2) Appraisal may not apply to your Refinance Loan
The present government approved several refinance programs to help struggling homeowners, such as:
  • FHA Streamline Refinance: For borrowers availing this refinance option, appraisals are not mandatory if the borrower does not use the property as their primary residence.
  • VA Loan Refinance: This refinance included reduced rates of interest with no appraisal.
  • HARP Refinance: The Home Affordable Refinance Program allows homeowners to avail lower interest rates with lower monthly payments, and accepts all loans to value without placing a cap at 125%.
  • USDA Home Loans: This refinance option does not require a credit report or an appraisal.

  • 3) Benefits of Refinancing your Home Loans
    To put it in technical terms, refinancing replaces your existing mortgage debt with another mortgage debt under different terms and conditions, often includes:
  • To avail better rates of interest by minimizing rates on monthly payments or reducing the overall term.
  • To amalgamate various debts into a single loan, this will influence interest rates and fees depending on the term of the loan. This is usually done by individuals in financial distress.
  • To bring down rates of the monthly repayment amount. This can be a viable option for individuals struggling to pay the mortgage among other dire financial needs.
  • To minimize the extent of risk on the loan, by shifting from a variable rate loan to a fixed-rate loan.
  • To procure emergency cash, by extending the term of the loan.

  • 4) Consolidating Mortgages
    When a borrower has a first and a second mortgage, refinancing will help in consolidating these two mortgages. Even if the borrower does not receive cash-out on the refinance, this will be considered as a cash-out payment, if the second mortgage was taken out within a 12 month period to that of the refinance. In addition, refinanced mortgages fall under the recourse debt category, which makes the borrower liable to default, but loans that have not been refinanced are non-recourse debt.
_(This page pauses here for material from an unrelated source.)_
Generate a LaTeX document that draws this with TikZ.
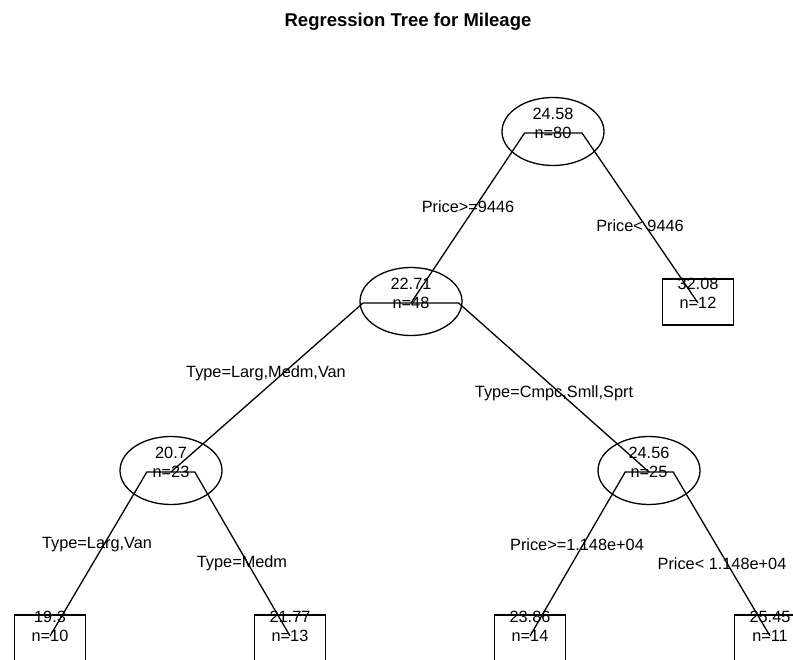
\documentclass[tikz,border=0pt]{standalone}
\usepackage{fontspec}
\setmainfont{Liberation Sans}
\usetikzlibrary{calc,shapes.geometric}
\begin{document}
\begin{tikzpicture}[x=1pt,y=-1pt,
  lbl/.style={font=\fontsize{16.3}{19}\selectfont, inner sep=0pt, anchor=base},
  splitnode/.style={ellipse, draw, line width=1.3pt, minimum width=102pt, minimum height=68pt, inner sep=0pt},
  leafnode/.style={rectangle, draw, line width=1.4pt, minimum width=71pt, minimum height=46pt, inner sep=0pt},
  branch/.style={line width=1.3pt},
]
\useasboundingbox (0,0) rectangle (793,660);
\clip (0,0) rectangle (793,660);

% split points of the tree
\coordinate (r) at (553,133);
\coordinate (a) at (411,303);
\coordinate (b) at (698,303);
\coordinate (c) at (171,472);
\coordinate (d) at (649,472);
\coordinate (l1) at (50,636);
\coordinate (l2) at (290,636);
\coordinate (l3) at (530,636);
\coordinate (l4) at (770,636);

% title
\node[font=\bfseries\fontsize{18.5}{22}\selectfont, anchor=base] (title) at (408,27) {Regression Tree for Mileage};

% interior nodes
\node[splitnode] (re) at ($(r)+(0,-1.5)$) {};
\node[splitnode] (ae) at ($(a)+(0,-1.5)$) {};
\node[splitnode] (ce) at ($(c)+(0,-1.5)$) {};
\node[splitnode] (de) at ($(d)+(0,-1.5)$) {};

% leaves
\node[leafnode] (be) at ($(b)+(0,-1)$) {};
\node[leafnode] (l1e) at ($(l1)+(0,2)$) {};
\node[leafnode] (l2e) at ($(l2)+(0,2)$) {};
\node[leafnode] (l3e) at ($(l3)+(0,2)$) {};
\node[leafnode] (l4e) at ($(l4)+(0,2)$) {};

% node values and counts
\foreach \p/\v/\n in {r/24.58/80, a/22.71/48, c/20.7/23, d/24.56/25, b/32.08/12, l1/19.3/10, l2/21.77/13, l3/23.86/14, l4/25.45/11}{
  \node[lbl] (\p v) at ($(\p)+(0,-13.5)$) {\v};
  \node[lbl] (\p n) at ($(\p)+(0,5.5)$) {n=\n};
}

% branches: a short level shoulder, then a slant down to the child
\foreach \p/\q in {r/a, r/b, a/c, a/d, c/l1, c/l2, d/l3, d/l4}{
  \draw[branch] (\p) -- ($(\p)!0.2!(\q |- \p)$) -- (\q);
}

% split labels
\node[lbl] (s1) at (468,213) {Price>=9446};
\node[lbl] (s2) at (640,232) {Price< 9446};
\node[lbl] (s3) at (266,378) {Type=Larg,Medm,Van};
\node[lbl] (s4) at (554,398) {Type=Cmpc,Smll,Sprt};
\node[lbl] (s5) at (97,548) {Type=Larg,Van};
\node[lbl] (s6) at (242,567) {Type=Medm};
\node[lbl] (s7) at (577,550) {Price>=1.148e+04};
\node[lbl] (s8) at (722,569) {Price< 1.148e+04};
\end{tikzpicture}
\end{document}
    5) Paying up on points to Lower Interest Rates and Monthly Payments
    Lenders who provide refinancing packages, take a certain percentage of the total loan amount as up-front payment. This is usually calculated as points or premiums, that is 1 point equals 1 percent of the total loan amount. Lenders follow certain formula's when refinancing loans, typically, lower interest rates of refinancing require more in up-front payments, and lower down payment would hike up interest rates. Certain lenders provide discounts by calculating negative points on the loan, this will include parts of the loan and not the loan as a whole. Paying up more points in up-front payments carries the most advantages, including lower monthly payments and lower interest rates. If your home is high in equity, you can cash out the equity in order to make larger up-front payments.

    6) Get rid of Private Mortgage Insurance
    If your home is high in equity, refinancing your home could mean the elimination of private mortgage insurance. This will drastically reduce monthly payments on your mortgage and save up on a whole lot of cash.

    7) Manage a number of High-Interest Loans by consolidating them into a Single Low-Interest Loan
    Modern forms of debt can be overwhelming; in the miniscule details you need to track to keep on top of things. Refinancing your loan and opting to consolidate your debt into a single low-interest loan, instead of managing several high-interest loans has its own benefits. If your house is high in equity, the extra cash from the refinance can be spent on any other debt you might have, in particular, high interest loans such as credit cards and auto loans.

    8) Bring down overall Monthly Payments towards Debt
    A refinance on your home will bring down your overall monthly payments towards debt, thus reducing the outflow of cash and possibly increase savings. Such refinances usually include lower interest rates by increasing the term of the loan. In addition, if your previous loan followed the variable rate, you can go in for a fixed-rate loan, thereby freeing some cash from the cycle of debt.

    9) Make use of the Equity on your Home
    Most homes rise in equity as the years progress, refinancing your loan will enable you to take premature advantage of the equity on your home. Refinance reduces monthly payments on a mortgage and allows you to cash-out equity on your house. The extra cash could help with renovating your home, paying for your child's college or even as down payment on a new business venture. During cash strapped times, understanding and taking advantage of the worth on your house will always work to your benefit.

    10) Consult with a number of Lenders, before settling for a Refinance Loan.
    There are refinance options with zero fees associated with refinancing, but these often include higher-interest rates than normal refinance package loans. When buying a refinance loan, talk to different lenders and understand the pros and cons of general plans offered by lenders. This will help you narrow down the search for a good refinance option, and weed out lenders who might be less than genuine in their plans.